Dr. Carey Watt Receives Wallace and Margaret McCain Course Release Award

History professor Dr. Carey Watt has received the Wallace and Margaret McCain Course Release Award. Watt plans to use the course release in the 2021-22 academic year to work on his book, The “Perfect Man” in Colonial India & Afro-Asia: Strongman Eugen Sandow’s World Tour of 1904-05 and Its Legacy.  

The Wallace and Margaret McCain Course Release Award was created in 1997 after the McCain family made a generous donation to St. Thomas University to pay for a three credit-hour course release in support of faculty research.  
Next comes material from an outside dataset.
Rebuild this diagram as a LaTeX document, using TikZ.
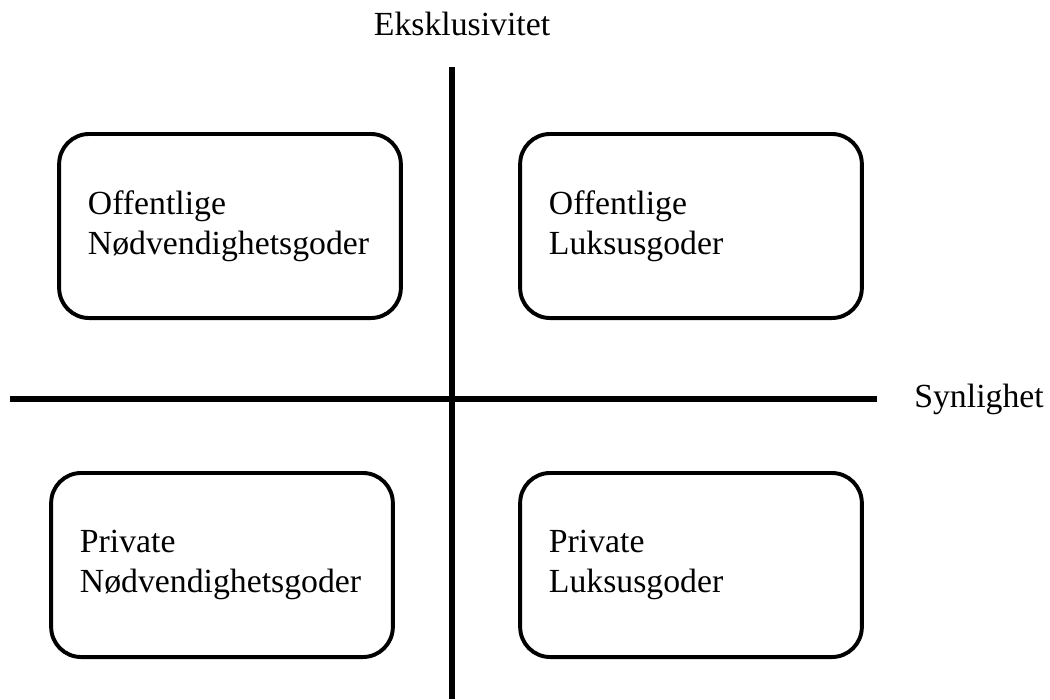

Watt has been researching London-based bodybuilding, physical culture pioneer, and fitness entrepreneur Eugen Sandow (1867-1925) for several years and has published many articles and book chapters that touch on him directly or indirectly.    

   

This year, as he finished two more pieces that relate to Sandow’s 1904-05 world tour of Africa and Asia, he decided it was time to write a book on it.   

   

“No one’s studied it in any depth, probably because the tour crossed oceans, continents and hemispheres and it takes a lot of legwork to track down the right information,” Watt said.

Sandow was known around the world in 1900 as the world’s strongest man and the “perfect man”: the epitome of white European masculinity.   

   

“It seemed important to write about what this “perfect man” did and how he was received while touring the world at the peak of European imperialism, especially when the British justified ruling over hundreds of millions of non-white colonial subjects by portraying them as inferior in terms of race and manliness,” he said.

Watt added that the study can also teach us about globalization in 1905. Sandow travelled by steamship and trains and used telegraphic communications extensively, but the tour wasn’t trouble-free.

"So the world tour can teach us about the world of colonial entertainment and touring shows. Sandow was an entertainer who performed on vaudeville and music hall stages – and he also ran his own circus for a while in 1905. He and his team were constantly improvising and adapting to political, personnel and logistical opportunities or challenges.”